Sobre las cinco de la tarde, según la reconstrucción que dieron los pasajeros posteriormente, el vehículo sufrió una avería en una llanta. Cuando el conductor estaba reparándola, una pick-up paró con suavidad y su sonriente conductor se ofreció a echar una mano. El chófer se negó a dejarse ayudar. A los diez minutos, el amable joven regresó, acompañado de otros dos pick-ups y una decena de hombres armados y menos sonrientes que su guía. Para algunos viajeros la vida tomó un desvío inesperado. Dos sicarios subieron al vehículo. De la veintena de ocupantes seleccionaron a seis jóvenes y los hicieron bajar. Al resto, les conminaron a quedarse quietos.

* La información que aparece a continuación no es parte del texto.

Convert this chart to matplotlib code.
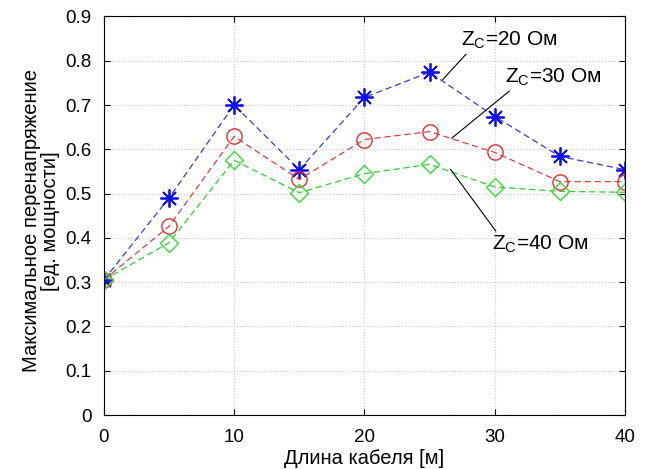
import numpy as np
import matplotlib
matplotlib.use("Agg")
import matplotlib.pyplot as plt

plt.rcParams['font.family'] = ['Liberation Sans', 'DejaVu Sans']
plt.rcParams['mathtext.fontset'] = 'custom'
plt.rcParams['mathtext.rm'] = 'Liberation Sans'
plt.rcParams['mathtext.it'] = 'Liberation Sans'

# cable length [m]
length = [0, 5, 10, 15, 20, 25, 30, 35, 40]
# max overvoltage for each wave impedance
zc20 = [0.305, 0.49, 0.70, 0.554, 0.717, 0.774, 0.674, 0.584, 0.554]
zc30 = [0.305, 0.426, 0.629, 0.532, 0.622, 0.640, 0.593, 0.527, 0.527]
zc40 = [0.305, 0.389, 0.575, 0.502, 0.545, 0.566, 0.515, 0.505, 0.503]

xticks = [0, 10, 20, 30, 40]
yticks = [0, 0.1, 0.2, 0.3, 0.4, 0.5, 0.6, 0.7, 0.8, 0.9]
ytick_labels = ['0', '0.1', '0.2', '0.3', '0.4', '0.5', '0.6', '0.7', '0.8', '0.9']

fig = plt.figure(figsize=(6.45, 4.69), dpi=100)
ax = fig.add_axes([0.161, 0.115, 0.808, 0.85])

ax.plot(length, zc20, color='#3a3ad0', lw=0.9, marker=(8, 2, 0), ms=13,
        mec='#1010e8', mew=1.3, dashes=(5, 3))
ax.plot(length, zc30, color='#d84040', lw=0.9, marker='o', ms=11,
        mec='#e03030', mfc='none', mew=1.0, dashes=(5, 3))
ax.plot(length, zc40, color='#33cc33', lw=0.9, marker='D', ms=9,
        mec='#33dd33', mfc='none', mew=1.0, dashes=(5, 3))

ax.set_xlim(0, 40)
ax.set_ylim(0, 0.9)
ax.set_xticks(xticks)
ax.set_yticks(yticks)
ax.set_yticklabels(ytick_labels)
ax.tick_params(direction='in', top=True, right=True, labelsize=13.5, length=4)
ax.tick_params(axis='y', pad=9)
ax.tick_params(axis='x', pad=10)
ax.grid(True, linestyle=':', color='#c8c8c8', lw=0.8)
ax.set_axisbelow(True)

ax.set_xlabel("Длина кабеля [м]", fontsize=14.5)
ax.xaxis.set_label_coords(0.5, -0.086)
ax.set_ylabel("Максимальное перенапряжение\n[ед. мощности]", fontsize=14.5,
              linespacing=1.0)
ax.yaxis.set_label_coords(-0.085, 0.487)

# annotations
ax.annotate("Z$_{\\mathrm{C}}$=20 Ом", xy=(26.0, 0.757), xytext=(27.4, 0.845),
            fontsize=15, va='center', ha='left',
            arrowprops=dict(arrowstyle='-', color='black', lw=0.8,
                            shrinkA=0, shrinkB=0, relpos=(0.08, 0.0)))
ax.annotate("Z$_{\\mathrm{C}}$=30 Ом", xy=(26.7, 0.625), xytext=(30.8, 0.762),
            fontsize=15, va='center', ha='left',
            arrowprops=dict(arrowstyle='-', color='black', lw=0.8,
                            shrinkA=0, shrinkB=0, relpos=(0.08, 0.0)))
ax.annotate("Z$_{\\mathrm{C}}$=40 Ом", xy=(26.6, 0.555), xytext=(29.8, 0.385),
            fontsize=15, va='center', ha='left',
            arrowprops=dict(arrowstyle='-', color='black', lw=0.8,
                            shrinkA=0, shrinkB=0, relpos=(0.06, 1.0)))

fig.savefig("out.png", dpi=100)
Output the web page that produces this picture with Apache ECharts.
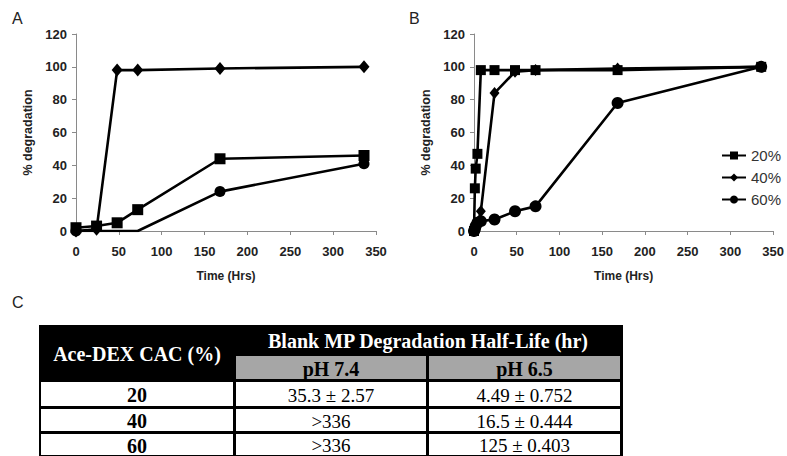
<!DOCTYPE html>
<html><head><meta charset="utf-8">
<script src="https://cdn.jsdelivr.net/npm/echarts@6/dist/echarts.min.js"></script>
<style>html,body{margin:0;padding:0;background:#fff;}#c{width:787px;height:456px;}</style>
</head><body><div id="c"></div>
<script>
// ---------- data ----------
const seriesNames = ['20%', '40%', '60%'];
// Panel A (pH 7.4)
const timeA = [0, 24, 48, 72, 168, 336];
const a20 = [2, 3, 5, 13, 44, 46];
const a40 = [0, 1, 98, 98, 99, 100];
const a60 = [0, 0, 0, 0, 24, 41];
const a60MarkerHidden = [false, true, true, true, false, false];
// Panel B (pH 6.5)
const timeB = [0, 1, 2, 4, 8, 24, 48, 72, 168, 336];
const b20 = [0, 26, 38, 47, 98, 98, 98, 98, 98, 100];
const b40 = [0, 1, 2, 4, 12, 84, 97, 98, 99, 100];
const b60 = [0, 1, 3, 5, 6, 7, 12, 15, 78, 100];
// axes
const xMin = 0, xMax = 350, xStep = 50;
const yMin = 0, yMax = 120, yStep = 20;
const xName = 'Time (Hrs)';
const yName = '% degradation';
const panelLetters = ['A', 'B', 'C'];
// table C
const tableRowHeader = 'Ace-DEX CAC (%)';
const tableGroupHeader = 'Blank MP Degradation Half-Life (hr)';
const phLabels = ['pH 7.4', 'pH 6.5'];
const cacValues = ['20', '40', '60'];
const halfLife74 = ['35.3 ± 2.57', '>336', '>336'];
const halfLife65 = ['4.49 ± 0.752', '16.5 ± 0.444', '125 ± 0.403'];

// ---------- layout ----------
const SANS = '"Liberation Sans", Arial, sans-serif';
const SERIF = '"Liberation Serif", "Times New Roman", serif';
const TXT = '#222';
const AX = '#8a8a8a';
const grids = [
  {left: 76, top: 34, width: 300, height: 197},
  {left: 474, top: 34, width: 301, height: 197}
];
const symbols = ['rect', 'diamond', 'circle'];
const symSizes = [[11, [11, 13], 11], [10, [10, 12], 12]];

const chart = echarts.init(document.getElementById('c'), null, {renderer: 'svg'});

function xAxis(i) {
  return {
    type: 'value', gridIndex: i, min: xMin, max: xMax, interval: xStep,
    name: xName, nameLocation: 'middle', nameGap: 39,
    nameTextStyle: {fontFamily: SANS, fontWeight: 'bold', fontSize: 12, color: TXT},
    axisLine: {lineStyle: {color: AX, width: 1}},
    axisTick: {show: true, length: 4, lineStyle: {color: AX}},
    axisLabel: {margin: 14, fontFamily: SANS, fontWeight: 'bold', fontSize: 13, color: TXT},
    splitLine: {show: false}
  };
}
function yAxis(i) {
  return {
    type: 'value', gridIndex: i, min: yMin, max: yMax, interval: yStep,
    name: yName, nameLocation: 'middle', nameGap: 42,
    nameTextStyle: {fontFamily: SANS, fontWeight: 'bold', fontSize: 12.5, color: TXT},
    axisLine: {show: true, lineStyle: {color: AX, width: 1}},
    axisTick: {show: true, length: 4, lineStyle: {color: AX}},
    axisLabel: {margin: 9, fontFamily: SANS, fontWeight: 'bold', fontSize: 13, color: TXT},
    splitLine: {show: false}
  };
}
function zip(t, v, hidden) {
  return t.map((x, k) => {
    const item = {value: [x, v[k]]};
    if (hidden && hidden[k]) item.symbol = 'none';
    return item;
  });
}
function line(name, gi, data, si) {
  return {
    type: 'line', name: name, xAxisIndex: gi, yAxisIndex: gi, data: data,
    symbol: symbols[si], symbolSize: symSizes[gi][si],
    lineStyle: {color: '#000', width: 2.6},
    itemStyle: {color: '#000'},
    z: 3 + si, animation: false, silent: true
  };
}

// ---------- table graphics ----------
const T = {x0: 39, x1: 623, y0: 325, y1: 458,
  cols: [[41, 233], [236, 426], [429, 620]],
  phRow: [356, 379],
  rows: [[382, 406], [409, 431], [434, 455]],
  groupY: 340.5, headerY: 354};
const g = [];
g.push({type: 'rect', z: 10, shape: {x: T.x0, y: T.y0, width: T.x1 - T.x0, height: T.y1 - T.y0}, style: {fill: '#000'}});
phLabels.forEach((lab, j) => {
  const c = T.cols[j + 1];
  g.push({type: 'rect', z: 11, shape: {x: c[0], y: T.phRow[0], width: c[1] - c[0], height: T.phRow[1] - T.phRow[0]}, style: {fill: '#a6a6a6'}});
  g.push({type: 'text', z: 12, style: {text: lab, x: (c[0] + c[1]) / 2, y: (T.phRow[0] + T.phRow[1]) / 2 + 1, fill: '#000', font: 'bold 20px ' + SERIF, align: 'center', verticalAlign: 'middle'}});
});
const tableCols = [cacValues, halfLife74, halfLife65];
cacValues.forEach((_, r) => {
  const rr = T.rows[r];
  tableCols.forEach((col, j) => {
    const c = T.cols[j];
    g.push({type: 'rect', z: 11, shape: {x: c[0], y: rr[0], width: c[1] - c[0], height: rr[1] - rr[0]}, style: {fill: '#fff'}});
    g.push({type: 'text', z: 12, style: {text: col[r], x: (c[0] + c[1]) / 2, y: (rr[0] + rr[1]) / 2 + 1, fill: '#000',
      font: (j === 0 ? 'bold 20px ' : '19px ') + SERIF, align: 'center', verticalAlign: 'middle'}});
  });
});
g.push({type: 'text', z: 12, style: {text: tableRowHeader, x: (T.cols[0][0] + T.cols[0][1]) / 2, y: T.headerY, fill: '#fff', font: 'bold 20px ' + SERIF, align: 'center', verticalAlign: 'middle'}});
g.push({type: 'text', z: 12, style: {text: tableGroupHeader, x: (T.cols[1][0] + T.cols[2][1]) / 2, y: T.groupY, fill: '#fff', font: 'bold 20px ' + SERIF, align: 'center', verticalAlign: 'middle'}});
// panel letters
const letterPos = [[12, 18], [409, 18], [12, 302]];
panelLetters.forEach((L, k) => {
  g.push({type: 'text', z: 12, style: {text: L, x: letterPos[k][0], y: letterPos[k][1], fill: '#222', font: '16px ' + SANS, align: 'left', verticalAlign: 'middle'}});
});

chart.setOption({
  animation: false,
  backgroundColor: '#fff',
  grid: grids,
  xAxis: [xAxis(0), xAxis(1)],
  yAxis: [yAxis(0), yAxis(1)],
  legend: {
    data: seriesNames, orient: 'vertical', left: 716, top: 143,
    itemWidth: 24, itemHeight: 10, itemGap: 7, selectedMode: false,
    textStyle: {fontFamily: SANS, fontSize: 15, color: '#333'}
  },
  series: [
    line(seriesNames[0], 0, zip(timeA, a20), 0),
    line(seriesNames[1], 0, zip(timeA, a40), 1),
    line(seriesNames[2], 0, zip(timeA, a60, a60MarkerHidden), 2),
    line(seriesNames[0], 1, zip(timeB, b20), 0),
    line(seriesNames[1], 1, zip(timeB, b40), 1),
    line(seriesNames[2], 1, zip(timeB, b60), 2)
  ],
  graphic: g
});
</script></body></html>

Los secuestrados fueron obligados a arrodillarse sobre el asfalto y les taparon las caras con sus propias camisetas. Luego, les subieron a las pick-ups y se los llevaron a su nuevo destino. Cuando se perdieron de vista, como recuerda un testigo presencial, nadie dijo nada. En silencio, el chófer arregló la avería. El viaje siguió hacia su destino. “Estábamos aterrorizados y enmudecidos”, relató un viajero.
Paradójicamente, esta escalofriante modalidad de reclutamiento ha sido interpretada por la policía de forma positiva: como el reflejo de la progresiva debilidad de las organizaciones criminales. “Indica que les estamos ganando el terreno”, ha señalado el comandante Montoya. Bajo este planteamiento, los cárteles, exhaustos por años de combate frontal con el Ejército, y desangrados por sus propias luchas fratricidas, estarían recurriendo a todo tipo tácticas para reabastecerse de personal.
“Eso es un absurdo. Si la estrategia policial funcionase, los criminales estarían detenidos y no asaltando autobuses a plena luz. Que lo hagan habla de una organización en plena expansión, que busca nuevos reclutas”, señala el especialista en seguridad y ex asesor de la Oficina Presidencial, Eduardo Guerrero.
El secuestro de autobuses con fines de reclutamiento se daba por acabado en México desde 2011, cuando la guerra contra el crimen declarada por Felipe Calderón alcanzó su cénit. Las cifras de abducidos en las últimas semanas no se han hecho públicas, aunque fuentes cercanas a la policía las sitúan en una veintena. Su destino, ir a campos de entrenamiento y acabar como sicarios o guardaespaldas. Pocos se niegan. Saben el peligro que supone. “Es un mundo brutal. Hubo un caso en 2010, donde tras sacar a los jóvenes, les dieron bates para que se peleasen y escoger a los más fuertes”, relata Guerrero.
El rebrote de esta modalidad de reclutamiento forzoso está estrechamente relacionado con la descomposición que carcome Tamaulipas, un estado que apenas suma el 3% de la población mexicana, pero donde se concentran cerca del 30% de los secuestros. Ubicado en la frontera con Texas, el territorio es un paso natural para el intercambio de mercancías con Estados Unidos, pero también, por esa misma razón, uno de los campos de batalla más cruentos del narcotráfico, especialmente entre el cártel del Golfo y Los Zetas. El resultado de esta guerra sin cuartel ha sido la casi completa destrucción de la autoridad local.
Ante este deterioro, el presidente mexicano, Enrique Peña Nieto, ordenó en mayo la militarización de la seguridad en el estado, y el desmantelamiento de sus más de 40 cuerpos policiales por sospechas de connivencia con el narco. Desde entonces, se ha mantenido una soterrado combate, del que apenas informa el Gobierno, pero que aún no ha logrado erradicar el terror. O como dice un chófer de autobús que cubre una línea desde el Distrito Federal hasta Tamaulipas: “Aquí cada quien cuida su propio pellejo; la verdad es que yo no voy a hacer de héroe. A fin de cuentas ellos tienen las de ganar”.